BioWorld International Correspondent
LONDON - A new method of improving the efficiency of treating cancer cells with targeted drugs has given such encouraging results in laboratory tests that researchers are planning a trial of the treatment in cancer patients.
The method, called gene-directed enzyme prodrug therapy, or GDEPT, involves targeting cancer cells with an enzyme, before giving a non-toxic prodrug. The enzyme reacts with the prodrug, turning it into an anticancer agent.
Researchers hope the targeted nature of GDEPT will mean fewer unpleasant side effects for patients being treated for cancer. Conventional chemotherapy can cause side effects such as nausea and hair loss.
Caroline Springer, professor of chemical biology at the Institute of Cancer Research in Sutton, UK, told BioWorld International: "We think these drugs are a very promising way forward for cancer treatment. They allow you to deliver a drug at a high concentration, which you wouldn't normally be able to do, as it is too toxic for the rest of the body."
She said that her group had been working on developing the enzyme used, and on novel prodrugs, for some time. "This latest finding shows how we can alter the chemical nature of the prodrug to make it easier for the prodrug to enter cells," she said.

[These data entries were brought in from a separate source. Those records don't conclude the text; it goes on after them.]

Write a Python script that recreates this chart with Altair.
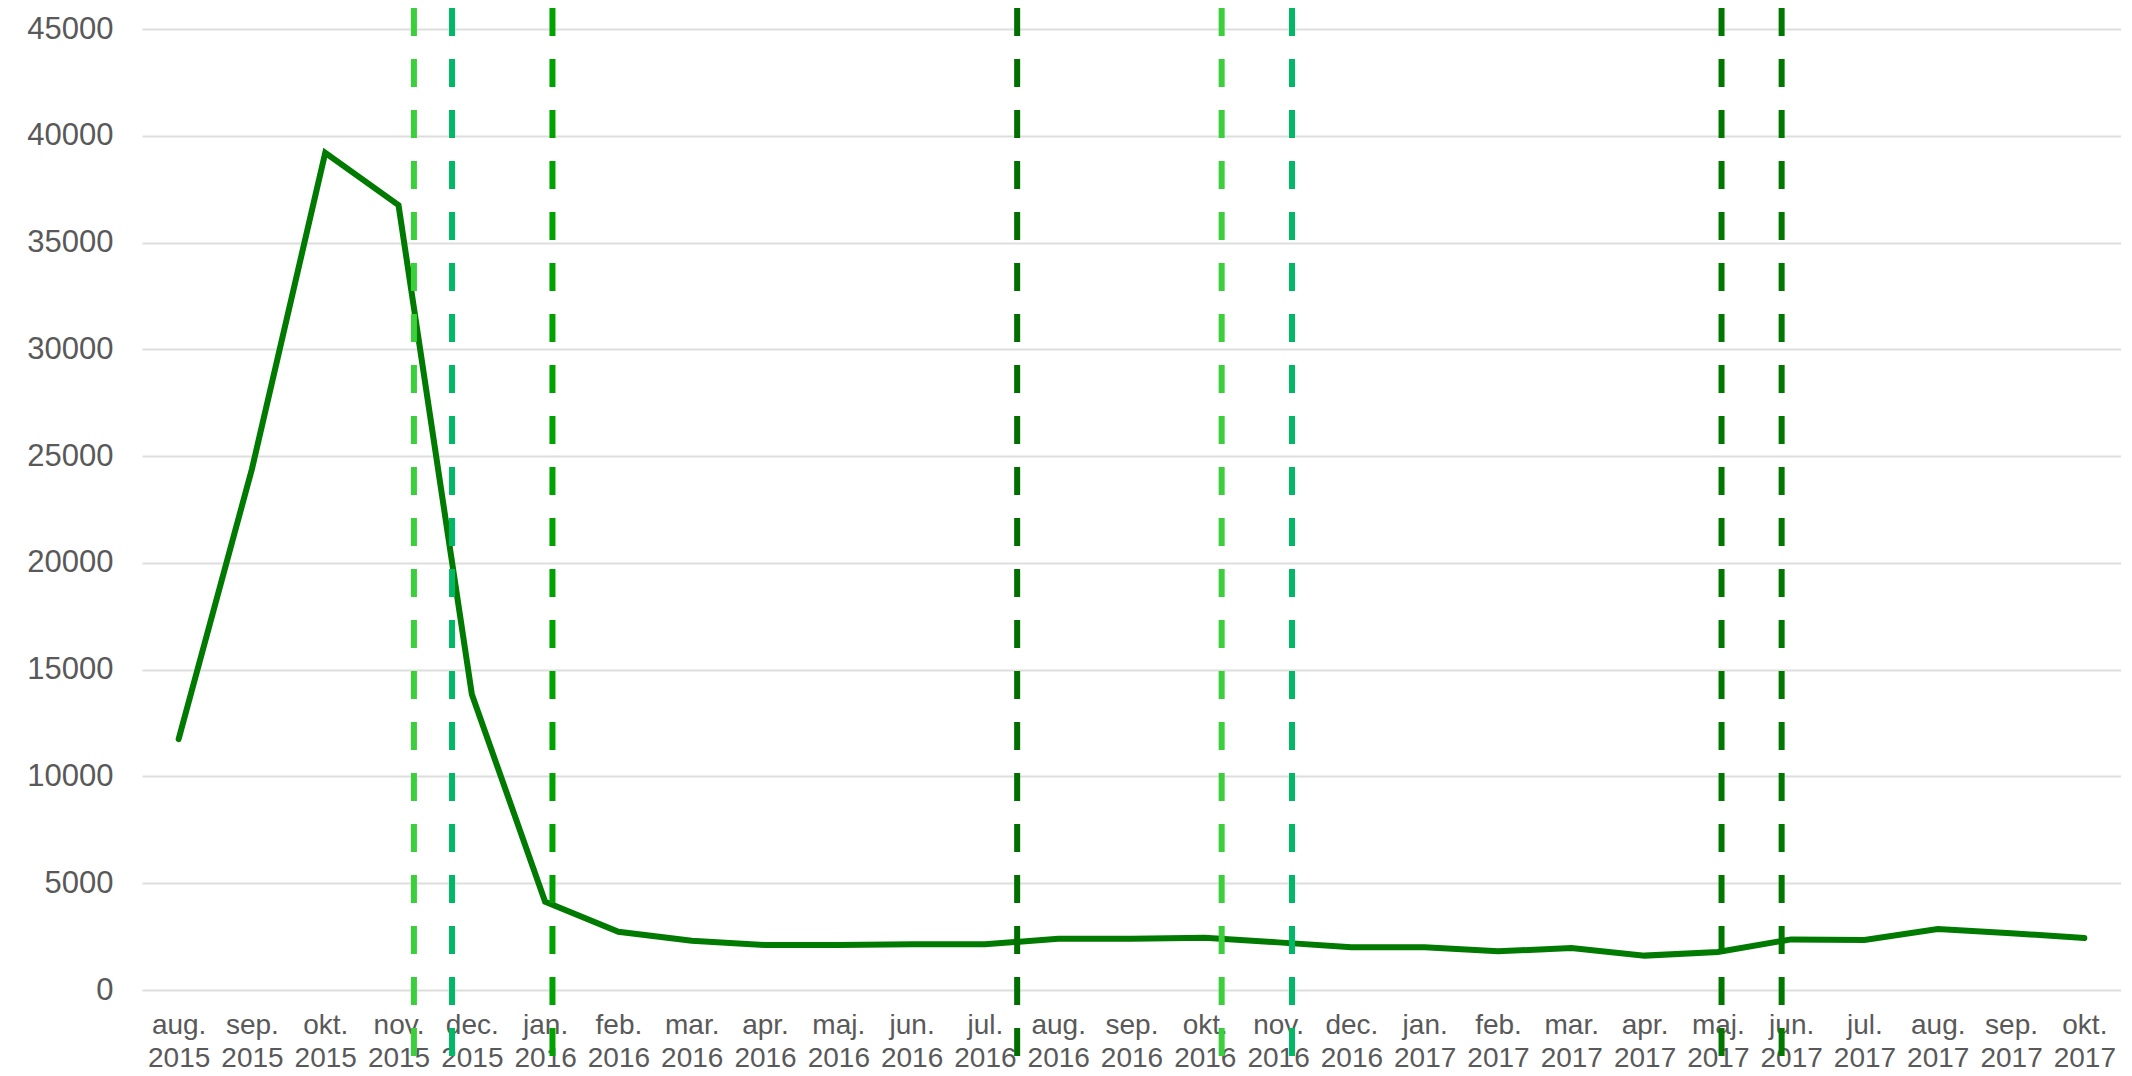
import altair as alt
import pandas as pd

# Monthly values (Aug 2015 .. Oct 2017)
months = ["aug.", "sep.", "okt.", "nov.", "dec.", "jan.", "feb.", "mar.", "apr.", "maj.",
          "jun.", "jul.", "aug.", "sep.", "okt.", "nov.", "dec.", "jan.", "feb.", "mar.",
          "apr.", "maj.", "jun.", "jul.", "aug.", "sep.", "okt."]
years = ["2015"] * 5 + ["2016"] * 12 + ["2017"] * 10
values = [11750, 24400, 39200, 36750, 13850, 4134, 2730, 2310, 2105, 2105,
          2140, 2140, 2400, 2400, 2450, 2230, 2000, 2000, 1810, 1970,
          1610, 1780, 2370, 2340, 2860, 2660, 2430]

# Event markers (position in month index units, fractional = within month)
event_pos = [3.21, 3.73, 5.10, 11.44, 14.23, 15.19, 21.05, 21.87]
event_colors = ["#3bcf3b", "#00b865", "#00a200", "#006f00",
                "#3bcf3b", "#00b865", "#007800", "#007800"]

y_ticks = list(range(0, 45001, 5000))

idx = list(range(len(values)))
df = pd.DataFrame({"i": idx, "value": values})
ev = pd.DataFrame({"pos": event_pos, "color": event_colors})

label_arr = "[" + ",".join(
    "['%s','%s']" % (m, y) for m, y in zip(months, years)) + "]"

W = 1979
H = 961
BOTTOM = 84

xscale = alt.Scale(domain=[-0.5, 26.5], nice=False, zero=False)

x_axis = alt.Axis(
    values=idx,
    labelExpr=label_arr + "[datum.value]",
    title=None,
    grid=False,
    domain=False,
    ticks=False,
    labelFontSize=28,
    labelFont="Liberation Sans",
    labelColor="#595959",
    labelLineHeight=33,
    labelPadding=21,
    labelAngle=0,
    labelOverlap=False,
    labelFlush=False,
)

y_axis = alt.Axis(
    values=y_ticks,
    format="d",
    title=None,
    domain=False,
    ticks=False,
    grid=True,
    gridColor="#dedede",
    gridWidth=2,
    labelFontSize=31,
    labelFont="Liberation Sans",
    labelColor="#595959",
    labelPadding=29,
)

line = alt.Chart(df).mark_line(
    color="#007a00", strokeWidth=6, strokeJoin="miter", strokeCap="round"
).encode(
    x=alt.X("i:Q", scale=xscale, axis=x_axis),
    y=alt.Y("value:Q", scale=alt.Scale(domain=[0, 45000], nice=False), axis=y_axis),
)

rules = alt.Chart(ev).mark_rule(strokeWidth=6, strokeDash=[28, 23]).encode(
    x=alt.X("pos:Q", scale=xscale),
    y=alt.value(-21),
    y2=alt.value(H + BOTTOM),
    color=alt.Color("color:N", scale=None),
)

chart = alt.layer(line, rules).properties(
    width=W,
    height=H,
    background="white",
    autosize=alt.AutoSizeParams(type="none"),
    padding={"left": 134, "top": 21, "right": 0, "bottom": BOTTOM},
).configure_view(stroke=None)

chart.save("out.html", embed_options={"renderer": "svg", "actions": False})
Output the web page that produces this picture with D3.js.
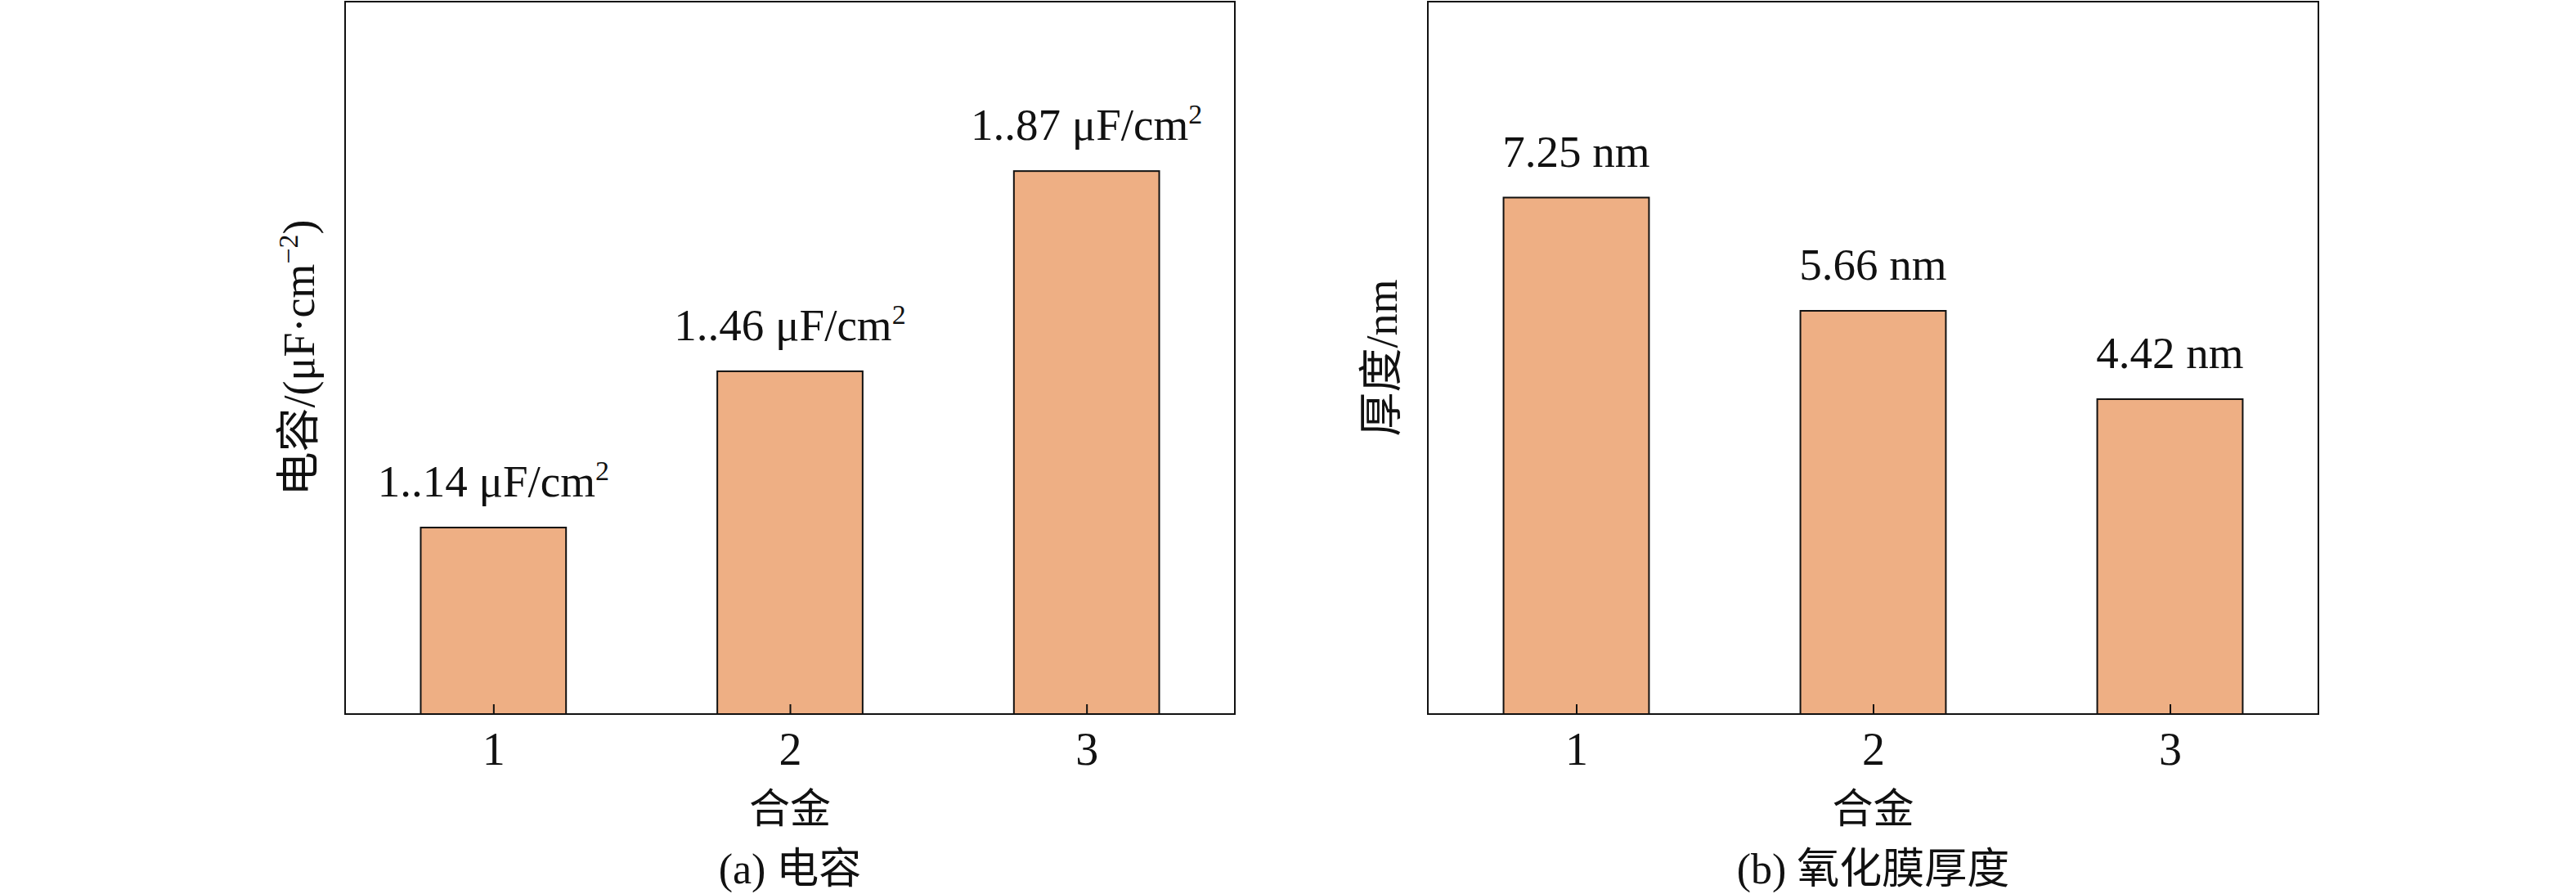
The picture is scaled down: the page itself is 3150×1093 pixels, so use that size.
<!DOCTYPE html>
<html>
<head>
<meta charset="utf-8">
<script src="https://cdn.jsdelivr.net/npm/d3@7"></script>
<style>
body{margin:0;background:#fff;}
text{font-family:"Liberation Serif","Noto Sans CJK SC",serif;fill:#111;}
</style>
</head>
<body>
<svg id="chart" width="3150" height="1093"></svg>
<script>
var categories = ["1", "2", "3"];
var capValues = [1.14, 1.46, 1.87];
var capLabels = ["1..14", "1..46", "1..87"];
var thickValues = [7.25, 5.66, 4.42];
var thickLabels = ["7.25 nm", "5.66 nm", "4.42 nm"];

var svg = d3.select("#chart");
var top0 = 2, bottom0 = 873;

function panel(left, right, values, domain, labelFn, yTitle, caption) {
  var g = svg.append("g");
  var x = d3.scalePoint().domain(categories).range([left, right]).padding(0.5);
  var bw = x.step() * 0.49;
  var y = d3.scaleLinear().domain(domain).range([bottom0, top0]);

  g.selectAll("rect.bar").data(values).enter().append("rect")
    .attr("class", "bar")
    .attr("x", function(d, i) { return x(categories[i]) - bw / 2; })
    .attr("width", bw)
    .attr("y", function(d) { return y(d); })
    .attr("height", function(d) { return bottom0 - y(d); })
    .attr("fill", "#EEAF84")
    .attr("stroke", "#111")
    .attr("stroke-width", 2);

  // value labels
  var lab = g.selectAll("text.val").data(values).enter().append("text")
    .attr("class", "val")
    .attr("x", function(d, i) { return x(categories[i]); })
    .attr("y", function(d) { return y(d) - 38; })
    .attr("text-anchor", "middle")
    .attr("font-size", 55);
  labelFn(lab);

  // frame
  g.append("rect").attr("x", left).attr("y", top0)
    .attr("width", right - left).attr("height", bottom0 - top0)
    .attr("fill", "none").attr("stroke", "#111").attr("stroke-width", 2);

  // inward ticks
  var ax = d3.axisBottom(x).tickSize(-12).tickPadding(22);
  var axg = g.append("g").attr("transform", "translate(0," + bottom0 + ")").call(ax);
  axg.select(".domain").remove();
  axg.selectAll(".tick line").attr("stroke", "#111").attr("stroke-width", 2);
  axg.selectAll(".tick text").attr("font-size", 56).attr("fill", "#111")
    .style("font-family", "Liberation Serif");

  var cx = (left + right) / 2;
  g.append("text").attr("x", cx).attr("y", 1006).attr("text-anchor", "middle")
    .attr("font-size", 50).text("合金");
  g.append("text").attr("x", cx).attr("y", 1080).attr("text-anchor", "middle")
    .attr("font-size", 52).text(caption);

  var yt = g.append("text")
    .attr("transform", "translate(" + (left - 38) + "," + ((top0 + bottom0) / 2) + ") rotate(-90)")
    .attr("text-anchor", "middle").attr("font-size", 54);
  yTitle(yt);
}

panel(422, 1510, capValues, [0.758, 2.217], function(sel) {
  sel.each(function(d, i) {
    var t = d3.select(this);
    t.append("tspan").text(capLabels[i] + " μF/cm");
    t.append("tspan").attr("font-size", 34).attr("dy", -20).text("2");
  });
}, function(t) {
  t.append("tspan").text("电容/(μF·cm");
  t.append("tspan").attr("font-size", 34).attr("dy", -20).text("−2");
  t.append("tspan").attr("dy", 20).text(")");
}, "(a) 电容");

panel(1746, 2835, thickValues, [0, 10], function(sel) {
  sel.text(function(d, i) { return thickLabels[i]; });
}, function(t) {
  t.text("厚度/nm");
}, "(b) 氧化膜厚度");
</script>
</body>
</html>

Laboratory tests using a human xenograft model of breast cancer showed that one of the new treatment combinations could cure cancer, while two others could slow tumor growth.
The institute aims to start a clinical trial in cancer patients by 2006.
The work, which was funded by Cancer Research UK, is reported in the Aug. 11, 2005, issue of Journal of Medicinal Chemistry in a paper titled "Novel Fluorinated Prodrugs for Activation by Carboxypeptidase G2 Showing Good in Vivo Antitumor Activity in Gene-Directed Enzyme Prodrug Therapy."
Researchers hope that GDEPT will be more effective than antibody-directed enzyme prodrug therapy (ADEPT). Instead of targeting the tumor cells with an antibody linked to an enzyme, researchers aim to deliver the gene encoding the enzyme to the tumor using either a viral vector or liposomes. After some time has elapsed, allowing the enzyme to be expressed by the tumor cells, the prodrug is given. In cells expressing the enzyme, the prodrug will convert to its toxic form and kill the cells.
Springer and her group have worked for many years on trying to find better enzymes and prodrugs to make that concept a reality. Their earlier work included making improvements to the enzyme used for the system - a bacterial enzyme called carboxypeptidase G2 (CPG2). CPG2 cleaves a chemical bond with an activity that is unknown in mammalian enzymes.
The institute group also developed new generations of prodrugs, modifying the compounds chemically to improve their ability to enter cells. The compounds used are derived from benzoic acid; when converted by CPG2, they are converted into cytotoxic alkylating agents.
The work reported in the Journal of Medicinal Chemistry describes how the team modified the benzoic acid derivatives by adding fluorine atoms into the benzene ring. Springer said: "We found that adding two or three fluorine atoms made the prodrug variants more lipophilic and therefore better able to pass through the cell membrane."
In therapy experiments, the researchers modified breast cancer cells using a vector containing the gene for CPG2, before adding the new prodrugs. Out of eight modified prodrugs, which were tested on three variants of human breast cancer, six were effective in entering the cells, with subsequent conversion by CPG2.
Those six compounds then were evaluated in an animal model of breast cancer; again the cancer cells had been modified with the CPG2 gene. Two of those compounds brought about a substantial delay to tumor development, and another one cured two models of their tumors.
Commenting on the study, John Toy, medical director at Cancer Research UK, said: "This type of therapy should theoretically work and is showing promise. Identifying further drugs as targets for GDEPT is an important step if this treatment is to become a viable reality for patients in the future. The real test will come when the prodrugs go to clinical trials and we are able to analyze closely how well the treatment works in patients."